Molly Wood Apr 4, 2012

A new report from the American Civil Liberties Union says that law enforcement agencies are frequently using cell phone tracking information provided by wireless carriers. The group submitted freedom of information requests to law enforcement groups around the country and while many did not reply, about 200 did provide details on practices and almost all of them indicated that they do track people as part of investigations.

“Turns out, it doesn’t have to be big police department,” says ACLU staff attorney Catherine Crump, “even small police departments are engaging in cell phone tracking, often without a warrant.”

Crump says police are interesting in figuring out where people go and what they do and that the information is readily available. “At the narrow end, they could for example be tracking one individual’s movements,” she says, “either in real time as they travel around the city, or they’re obtaining records from cell phone companies about someone’s records tracking back to the past.
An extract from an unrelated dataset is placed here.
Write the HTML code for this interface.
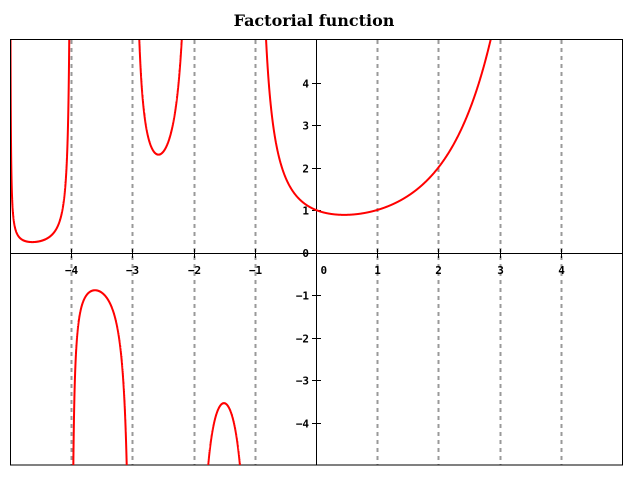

One of the things we found was a document that showed how long the different cell phone companies keep people’s location information, and most companies store your personal location information, where you’ve been in the past, for at least a year.”

While the cell phone angle is certainly new, Paul Ohm of the University of Colorado Law School says the theory isn’t. “This is the kind of information that the police going back to antiquity probably would have loved to have been able to obtain,” he says.

The cell phone, which is always reporting in its position to the network in order to function, is of great use to investigations. “It basically lets you plant a virtual cop on a tail around any target that you may want to,” Ohm says.

I asked Ohm what kinds of cases police might be working on where they’d track a cell phone. “So I worked at the Justice Department five or six years ago,” he says, “and even then, we started to see this increasingly with drug cases, fugitive cases, kidnapping cases, anytime you want to keep tabs on the location of a target or a suspect, or even a victim, this can be a very useful tool.”

So let’s say you’re a cop and you’re investigating a drug case. You have a suspect in mind but you also want to know about everyone that suspect comes into contact with. “You may learn about three or four other people and you want to track them around town as well,” Ohm says. “Well, it may be that you don’t actually have probable cause that conspirator 4, conspirator 5 is part of the conspiracy, or is committing illegal activity at the time, and so law enforcement would want a tool that would let them with a little bit less than probable cause, which is the constitutional standard, track other people as well.”

Law enforcement agencies are getting around that probable cause requirement in a number of ways, says Crump. “What we found is that in some cases, law enforcement does go to court, but they don’t get a full warrant,” she says, “They just show that something is relevant to an investigation, which is a much lower standard. Or, in the worst case scenario, they’re not going to a court at all. They’re just tracking people with no judicial supervision.”

And as for the national legal standard about how cell phones ought to be handled by police, Ohm says there isn’t one. He says, “When it was just a couple of federal agencies really doing this, we could at least hope that there’d be centralized accountability. Now when you unleash hundreds of agencies across the country, you should begin to worry a lot more about the one agency that really doesn’t know what they’re doing and tramples on civil liberties. There is no uniform law that governs and protects location privacy in this country.”

Also on this program, scientists at MIT have developed these tiny magnetic blocks that can communicate with one another and come together to replicate objects. Right now, the blocks are the size of dice but eventually they’ll be as big as a grain of sand. It’s like 3-D printing without the printer. Need something, let your bucket of smart sand form it for you.